- Born: André Gilberto Coccioletti 26 October 1916 Westminster, London, England
- Died: 21 August 1943 (aged 26) Philippeville, Algeria
- Buried: Bone War Cemetery, Algeria
- Allegiance: United Kingdom
- Branch: British Army
- Service years: 1939–1943
- Rank: Major
- Service number: 138804
- Unit: 145th (8th.
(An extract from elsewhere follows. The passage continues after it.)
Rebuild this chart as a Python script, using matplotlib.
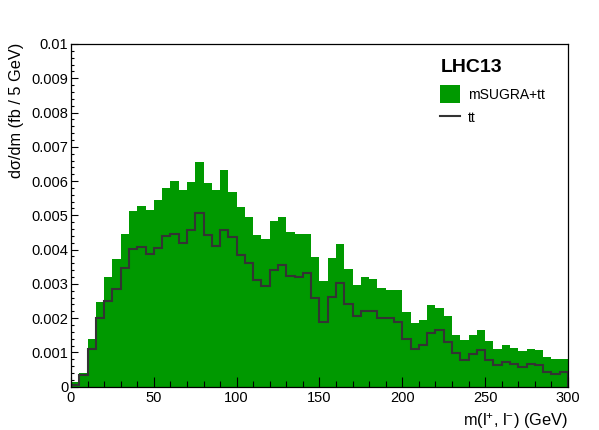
import numpy as np
import matplotlib
matplotlib.use("Agg")
import matplotlib.pyplot as plt
from matplotlib.patches import Patch
from matplotlib.lines import Line2D
from matplotlib.ticker import MultipleLocator, FuncFormatter

plt.rcParams['font.family'] = ['Liberation Sans', 'DejaVu Sans']
plt.rcParams['mathtext.fontset'] = 'custom'
plt.rcParams['mathtext.rm'] = 'Liberation Sans'
plt.rcParams['mathtext.it'] = 'Liberation Sans:italic'

# 5 GeV bins from 0 to 300
edges = np.arange(0, 305, 5)

# mSUGRA+tt (units of 1e-3 fb / 5 GeV)
sugra_tt = [0.15, 0.41, 1.38, 2.46, 3.21, 3.72, 4.45, 5.14, 5.28, 5.17,
            5.45, 5.79, 6.01, 5.73, 5.97, 6.56, 5.95, 5.73, 6.33, 5.67,
            5.24, 4.95, 4.43, 4.30, 4.84, 4.96, 4.51, 4.47, 4.47, 3.77,
            3.07, 3.75, 4.15, 3.43, 2.97, 3.21, 3.14, 2.88, 2.83, 2.83,
            2.19, 1.87, 1.96, 2.37, 2.30, 2.06, 1.51, 1.37, 1.51, 1.64,
            1.34, 1.09, 1.23, 1.14, 1.04, 1.11, 1.08, 0.86, 0.80, 0.82]

# tt only
tt = [0.05, 0.34, 1.09, 2.00, 2.50, 2.85, 3.45, 4.03, 4.07, 3.86,
      4.05, 4.40, 4.46, 4.20, 4.58, 5.07, 4.42, 4.12, 4.58, 4.37,
      3.85, 3.62, 3.11, 2.95, 3.40, 3.56, 3.22, 3.19, 3.33, 2.58,
      1.90, 2.61, 3.02, 2.40, 2.05, 2.22, 2.22, 2.00, 2.00, 1.90,
      1.38, 1.10, 1.23, 1.57, 1.64, 1.30, 0.97, 0.77, 0.94, 1.07,
      0.79, 0.64, 0.71, 0.65, 0.58, 0.66, 0.62, 0.43, 0.38, 0.44]

sugra_tt = np.array(sugra_tt) * 1e-3
tt = np.array(tt) * 1e-3

green = '#009900'
dark = '#333333'

fig = plt.figure(figsize=(5.99, 4.30), dpi=100)
ax = fig.add_axes([0.1185, 0.1007, 0.8297, 0.7970])

ax.stairs(sugra_tt, edges, fill=True, color=green, lw=0)
ax.stairs(tt, edges, color=dark, lw=1.5)

ax.set_xlim(0, 300)
ax.set_ylim(0, 0.01)

ax.xaxis.set_major_locator(MultipleLocator(50))
ax.xaxis.set_minor_locator(MultipleLocator(10))
ax.yaxis.set_major_locator(MultipleLocator(0.001))
ax.yaxis.set_minor_locator(MultipleLocator(0.0002))
ax.yaxis.set_major_formatter(FuncFormatter(lambda v, p: '%g' % round(v, 4)))

ax.tick_params(axis='x', which='major', direction='in', length=7.5, width=0.8,
               labelsize=10.5, pad=3)
ax.tick_params(axis='x', which='minor', direction='in', length=4, width=0.8)
ax.tick_params(axis='y', which='major', direction='in', length=5, width=0.8,
               labelsize=10.5, pad=2)
ax.tick_params(axis='y', which='minor', direction='in', length=2.5, width=0.8)
for s in ax.spines.values():
    s.set_linewidth(0.9)

# axis titles sit at the top / right end like ROOT
ax.set_ylabel('d\u03c3/dm (fb / 5 GeV)', fontsize=11.8)
ax.yaxis.label.set(ha='right', va='center', rotation_mode='anchor')
ax.yaxis.set_label_coords(-0.109, 1.003)
ax.set_xlabel('m(l$^{+}$, l$^{-}$) (GeV)', fontsize=11.8)
ax.xaxis.label.set(ha='right', va='top')
ax.xaxis.set_label_coords(1.0, -0.072)

ax.text(0.745, 0.93, 'LHC13', transform=ax.transAxes, fontsize=14,
        fontweight='bold', va='center', ha='left')

handles = [Patch(facecolor=green, edgecolor=green, lw=0),
           Line2D([], [], color=dark, lw=1.5)]
ax.legend(handles, ['mSUGRA+tt', 'tt'], loc='upper left',
          bbox_to_anchor=(0.743, 0.88), frameon=False, fontsize=10,
          handlelength=1.45, handleheight=1.6, handletextpad=0.55,
          labelspacing=0.42, borderaxespad=0, borderpad=0)

fig.savefig('out.png', dpi=100)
Battalion, The Duke of Wellington's Regiment) Regiment, Royal Armoured Corps
- Conflicts: Second World War North African campaign †;
- Awards: George Cross

= André Kempster =

British army officer (1916–1943)

Major André Gilbert Kempster, GC (26 October 1916 – 21 August 1943), born André Gilberto Coccioletti, was a British Army officer who was awarded the George Cross posthumously "in recognition of most conspicuous gallantry in carrying out hazardous work in a very brave manner" for an act of self-sacrifice in Algeria during the Second World War.

==Second World War==
On 21 August 1943, near Philippeville [Skikda], Major Kempster was instructing two fellow soldiers how to throw hand grenades from a practice pit. A grenade, which had been thrown by Major Kempster, rolled back into the pit. He attempted to scoop the grenade out of the pit but failed to do so. By this time detonation was due. Without hesitation Major Kempster threw himself on the grenade just before it exploded and received fatal injuries. This act undoubtedly saved the lives of the two other occupants of the pit. Kempster's George Cross was announced in the London Gazette on 9 November 1943.

Kempster's George Cross was sold by Spinks on 28 March 1995 for an expected price of £2,800 – £3,200.